───── Dataset section

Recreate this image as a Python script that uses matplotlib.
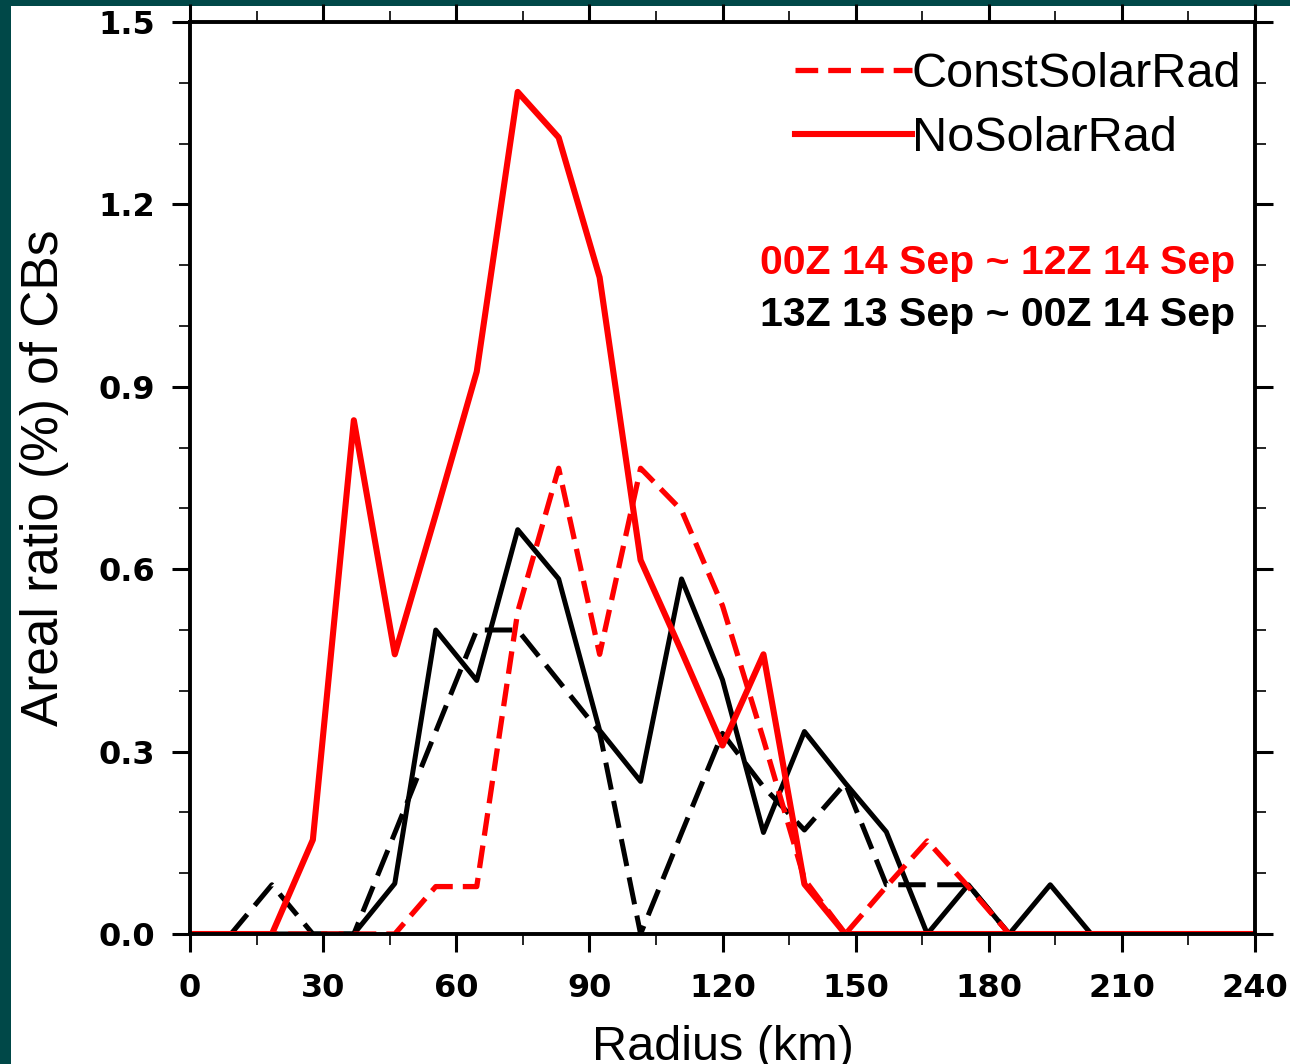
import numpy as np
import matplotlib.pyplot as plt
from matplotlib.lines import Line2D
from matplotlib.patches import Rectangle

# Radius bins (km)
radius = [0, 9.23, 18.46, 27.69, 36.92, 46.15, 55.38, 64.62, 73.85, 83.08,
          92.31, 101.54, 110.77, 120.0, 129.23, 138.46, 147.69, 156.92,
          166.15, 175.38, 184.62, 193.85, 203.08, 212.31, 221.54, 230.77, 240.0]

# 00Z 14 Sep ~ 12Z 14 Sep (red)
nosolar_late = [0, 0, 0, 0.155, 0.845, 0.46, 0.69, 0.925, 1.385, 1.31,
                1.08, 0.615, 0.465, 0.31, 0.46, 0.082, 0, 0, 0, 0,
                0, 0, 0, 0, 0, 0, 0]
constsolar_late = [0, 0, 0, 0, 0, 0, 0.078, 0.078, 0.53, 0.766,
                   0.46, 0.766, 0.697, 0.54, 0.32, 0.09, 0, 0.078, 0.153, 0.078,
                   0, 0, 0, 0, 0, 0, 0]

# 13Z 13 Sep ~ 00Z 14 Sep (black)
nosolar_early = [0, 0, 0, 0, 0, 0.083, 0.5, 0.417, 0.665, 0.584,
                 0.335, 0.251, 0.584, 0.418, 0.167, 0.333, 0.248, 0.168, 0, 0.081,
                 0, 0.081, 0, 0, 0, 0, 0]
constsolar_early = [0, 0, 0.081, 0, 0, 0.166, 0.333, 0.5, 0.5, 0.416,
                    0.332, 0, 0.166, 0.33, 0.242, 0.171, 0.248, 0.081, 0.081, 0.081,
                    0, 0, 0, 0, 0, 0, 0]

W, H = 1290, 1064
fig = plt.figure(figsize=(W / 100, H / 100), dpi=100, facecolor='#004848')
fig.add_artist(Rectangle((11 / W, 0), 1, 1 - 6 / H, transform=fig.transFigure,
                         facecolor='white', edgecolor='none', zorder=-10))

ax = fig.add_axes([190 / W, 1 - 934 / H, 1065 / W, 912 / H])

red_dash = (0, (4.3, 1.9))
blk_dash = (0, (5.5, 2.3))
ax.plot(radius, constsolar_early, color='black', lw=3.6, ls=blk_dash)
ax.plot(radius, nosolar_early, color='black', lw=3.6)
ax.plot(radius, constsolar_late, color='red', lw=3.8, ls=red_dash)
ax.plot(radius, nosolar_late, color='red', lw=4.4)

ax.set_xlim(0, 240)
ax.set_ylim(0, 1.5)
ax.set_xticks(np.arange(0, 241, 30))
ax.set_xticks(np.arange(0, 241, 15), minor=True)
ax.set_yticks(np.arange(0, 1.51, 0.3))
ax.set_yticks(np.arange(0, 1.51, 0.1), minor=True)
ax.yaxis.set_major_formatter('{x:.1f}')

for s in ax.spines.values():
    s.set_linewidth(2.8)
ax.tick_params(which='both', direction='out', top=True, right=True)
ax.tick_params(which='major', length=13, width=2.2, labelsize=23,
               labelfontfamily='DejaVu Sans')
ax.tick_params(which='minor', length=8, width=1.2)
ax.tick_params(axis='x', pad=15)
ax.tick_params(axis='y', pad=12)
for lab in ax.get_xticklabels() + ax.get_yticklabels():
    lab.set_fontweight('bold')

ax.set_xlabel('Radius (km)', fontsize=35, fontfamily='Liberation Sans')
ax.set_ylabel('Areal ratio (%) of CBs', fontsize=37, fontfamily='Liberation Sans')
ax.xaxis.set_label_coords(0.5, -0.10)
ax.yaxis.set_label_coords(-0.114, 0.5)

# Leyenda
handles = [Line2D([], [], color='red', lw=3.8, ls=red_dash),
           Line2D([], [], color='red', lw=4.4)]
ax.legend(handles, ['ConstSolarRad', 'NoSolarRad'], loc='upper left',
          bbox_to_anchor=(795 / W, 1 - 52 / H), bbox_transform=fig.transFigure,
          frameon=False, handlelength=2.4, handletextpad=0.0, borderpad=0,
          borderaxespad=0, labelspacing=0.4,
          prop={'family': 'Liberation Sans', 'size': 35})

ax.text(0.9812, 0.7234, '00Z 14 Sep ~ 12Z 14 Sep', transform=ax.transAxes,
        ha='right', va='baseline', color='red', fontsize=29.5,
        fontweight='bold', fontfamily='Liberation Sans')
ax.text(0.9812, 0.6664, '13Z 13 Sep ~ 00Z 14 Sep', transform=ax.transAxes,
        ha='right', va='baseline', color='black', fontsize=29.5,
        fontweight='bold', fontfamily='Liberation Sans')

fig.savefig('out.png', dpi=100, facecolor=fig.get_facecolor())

──────────

[Short problem]
Pictures are excluded; output everything else in the data verbatim.

[Result]
Recreate this image as a Python script that uses matplotlib.
import numpy as np
import matplotlib.pyplot as plt
from matplotlib.lines import Line2D
from matplotlib.patches import Rectangle

# Radius bins (km)
radius = [0, 9.23, 18.46, 27.69, 36.92, 46.15, 55.38, 64.62, 73.85, 83.08,
          92.31, 101.54, 110.77, 120.0, 129.23, 138.46, 147.69, 156.92,
          166.15, 175.38, 184.62, 193.85, 203.08, 212.31, 221.54, 230.77, 240.0]

# 00Z 14 Sep ~ 12Z 14 Sep (red)
nosolar_late = [0, 0, 0, 0.155, 0.845, 0.46, 0.69, 0.925, 1.385, 1.31,
                1.08, 0.615, 0.465, 0.31, 0.46, 0.082, 0, 0, 0, 0,
                0, 0, 0, 0, 0, 0, 0]
constsolar_late = [0, 0, 0, 0, 0, 0, 0.078, 0.078, 0.53, 0.766,
                   0.46, 0.766, 0.697, 0.54, 0.32, 0.09, 0, 0.078, 0.153, 0.078,
                   0, 0, 0, 0, 0, 0, 0]

# 13Z 13 Sep ~ 00Z 14 Sep (black)
nosolar_early = [0, 0, 0, 0, 0, 0.083, 0.5, 0.417, 0.665, 0.584,
                 0.335, 0.251, 0.584, 0.418, 0.167, 0.333, 0.248, 0.168, 0, 0.081,
                 0, 0.081, 0, 0, 0, 0, 0]
constsolar_early = [0, 0, 0.081, 0, 0, 0.166, 0.333, 0.5, 0.5, 0.416,
                    0.332, 0, 0.166, 0.33, 0.242, 0.171, 0.248, 0.081, 0.081, 0.081,
                    0, 0, 0, 0, 0, 0, 0]

W, H = 1290, 1064
fig = plt.figure(figsize=(W / 100, H / 100), dpi=100, facecolor='#004848')
fig.add_artist(Rectangle((11 / W, 0), 1, 1 - 6 / H, transform=fig.transFigure,
                         facecolor='white', edgecolor='none', zorder=-10))

ax = fig.add_axes([190 / W, 1 - 934 / H, 1065 / W, 912 / H])

red_dash = (0, (4.3, 1.9))
blk_dash = (0, (5.5, 2.3))
ax.plot(radius, constsolar_early, color='black', lw=3.6, ls=blk_dash)
ax.plot(radius, nosolar_early, color='black', lw=3.6)
ax.plot(radius, constsolar_late, color='red', lw=3.8, ls=red_dash)
ax.plot(radius, nosolar_late, color='red', lw=4.4)

ax.set_xlim(0, 240)
ax.set_ylim(0, 1.5)
ax.set_xticks(np.arange(0, 241, 30))
ax.set_xticks(np.arange(0, 241, 15), minor=True)
ax.set_yticks(np.arange(0, 1.51, 0.3))
ax.set_yticks(np.arange(0, 1.51, 0.1), minor=True)
ax.yaxis.set_major_formatter('{x:.1f}')

for s in ax.spines.values():
    s.set_linewidth(2.8)
ax.tick_params(which='both', direction='out', top=True, right=True)
ax.tick_params(which='major', length=13, width=2.2, labelsize=23,
               labelfontfamily='DejaVu Sans')
ax.tick_params(which='minor', length=8, width=1.2)
ax.tick_params(axis='x', pad=15)
ax.tick_params(axis='y', pad=12)
for lab in ax.get_xticklabels() + ax.get_yticklabels():
    lab.set_fontweight('bold')

ax.set_xlabel('Radius (km)', fontsize=35, fontfamily='Liberation Sans')
ax.set_ylabel('Areal ratio (%) of CBs', fontsize=37, fontfamily='Liberation Sans')
ax.xaxis.set_label_coords(0.5, -0.10)
ax.yaxis.set_label_coords(-0.114, 0.5)

# Leyenda
handles = [Line2D([], [], color='red', lw=3.8, ls=red_dash),
           Line2D([], [], color='red', lw=4.4)]
ax.legend(handles, ['ConstSolarRad', 'NoSolarRad'], loc='upper left',
          bbox_to_anchor=(795 / W, 1 - 52 / H), bbox_transform=fig.transFigure,
          frameon=False, handlelength=2.4, handletextpad=0.0, borderpad=0,
          borderaxespad=0, labelspacing=0.4,
          prop={'family': 'Liberation Sans', 'size': 35})

ax.text(0.9812, 0.7234, '00Z 14 Sep ~ 12Z 14 Sep', transform=ax.transAxes,
        ha='right', va='baseline', color='red', fontsize=29.5,
        fontweight='bold', fontfamily='Liberation Sans')
ax.text(0.9812, 0.6664, '13Z 13 Sep ~ 00Z 14 Sep', transform=ax.transAxes,
        ha='right', va='baseline', color='black', fontsize=29.5,
        fontweight='bold', fontfamily='Liberation Sans')

fig.savefig('out.png', dpi=100, facecolor=fig.get_facecolor())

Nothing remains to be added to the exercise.